Lily King makes no grand claim that Euphoria explains Margaret Mead, though her bibliography suggests extensive research. Reading it made me feel as if I could understand at least partially what it might have felt like to be Margaret Mead – among the tribes – with malaria and big ideas – and between two men.
“While this is a work of fiction,” writes King, “it was initially inspired by a moment described in Jane Howard’s 1984 biography Margaret Mead: A Life and my subsequent reading of anything I could locate about anthropologists Margaret Mead, Reo Fortune [her second husband], and Gregory Bateson [her third husband], and their few months together in 1933 on the Sepik River of what was then called the Territory of New Guinea. I have borrrowed from the lives and experiences of these three people, but have told a different story.”
Euphoria opens with husband and wife team Schuyler Fenwick and Nell Stone leaving the violent Mumbanyo tribe they’ve been studying; from the first, the anger and tension between husband and wife is palpable. Fen doesn’t want to leave, but Nell insists.
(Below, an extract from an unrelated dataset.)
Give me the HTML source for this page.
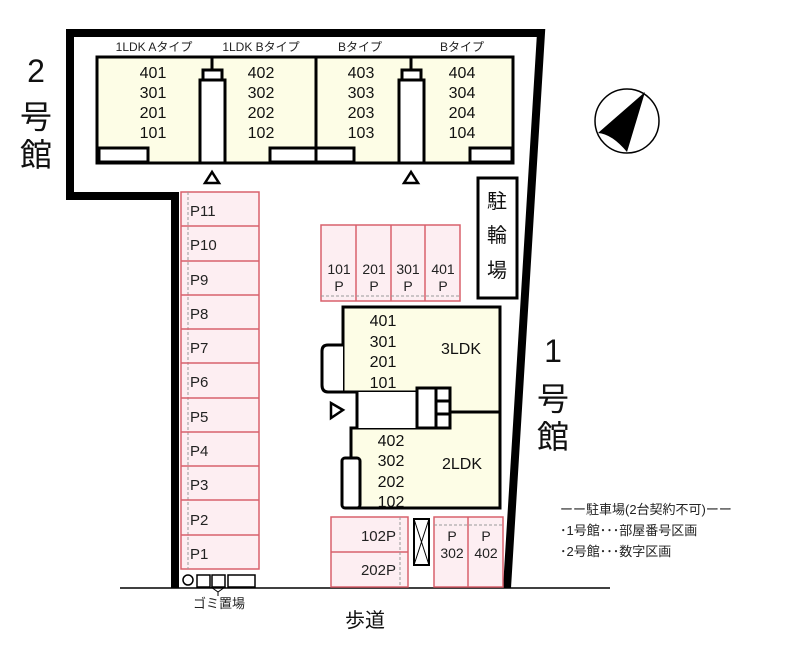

She has had more success than he with her first publication, and they’re studying on her stipend. They plan to travel to Australia in search of a new tribe, but before they can leave New Guinea, they cross paths with another renowned anthropologist, Andy Bankson. Bankson – desperately lonely, and deeply intrigued by both Nell and Fen – convinces them to stay on the same stretch of river with him, rather than hopping continents. Later, as he and Nell develop a unifying theory of culture, Bankson thinks that “it felt like we were crawling around in each other’s brains” – an oddly powerful image of falling in love. “The steam the book emits is as much intellectual as erotic,” wrote Emily Eakin in The New York Times Book Review – “a taut, witty, fiercely intelligent tale of competing egos and desires in a landscape of exotic menace – a love triangle in extremis.” Euphoria delivers on its title.
Euphoria also reminds you of how terribly varied the human experience can be. The Dobu tribe, for instance, is a yam-centered culture:
Because there was never enough food and they were often half starving, the Dobu had developed a great many superstitions around cultivation. They also felt that the yams didn’t like playing, singing, laughing, or any form of happiness, but that having sex in the garden was essential for growth. Wives were always blamed for the death of their spouse, and it was believed that women could leave their sleeping bodies and do deadly deeds, and as a result, women were deeply feared. They were also deeply desired, and no woman without a chaperone was safe from male advances. They were prudish and reluctant to discuss sex, but they had a lot of it and reported great satisfaction. Mutual sexual satisfaction was important to the Dobu… One of their most important spells was the spell of invisibility, used primarily for thieving and adultery.
The Kiona are a wealthier and generally more relaxed tribe. Xambun, a leader among his peers, has been enticed to work at a Western mine; when he returns to his village where the three anthropologists study, his people no longer understand him. He eventually leaves:
…[T]he general feeling was that it was a good thing he had gone. His spirit has gone wandering, they said. He had not returned with it. He was once a man on fire and he came back a man of ash. He is not the same man, they said, and he has gone to find his spirit and bring it back into his body. They appealed to his ancestors, repeating their long names, and to the land and water spirits. I [Nell] watched how fervently they prayed to all their gods for the return of Xambun’s soul to his body.
Though the “Kiona” and “Dobu” are King’s inventions, she uses details from the real tribes Mead, Fortune, and Bateson studied at the time. King’s artistic rendering of these tribes powerfully immerses you in something close to Mead’s world at the time.
Euphoria also brings to life the hardships, hard work, and temptations of anthropologists in Africa in the early 20th century. Through Fen, we see the temptation to let go of Western inhibitions – and in the process, his sense of right and wrong. Nell finds a different kind of ecstasy: through deep knowledge of a culture. At one point, she and Bankson are discussing why they do what they do:
She narrowed her grey eyes. ‘It’s that moment about two months in, when you think you’ve finally got a handle on the place. Suddenly it feels within your grasp. It’s a delusion – you’ve only been there eight weeks – and it’s followed by the complete despair of ever understanding anything. But at that moment the place feels entirely yours. It’s the briefest, purest euphoria.’
Euphoria received the New England Book Award for Fiction this year as well as a front page review in the The New York Times Book Review. It has recently been named a finalist for the brand new Kirkus Prize, which at $50,000 makes it one of the most lucrative awards for a literary work. The award winner will be announced on October 23d; I’ll keep you posted!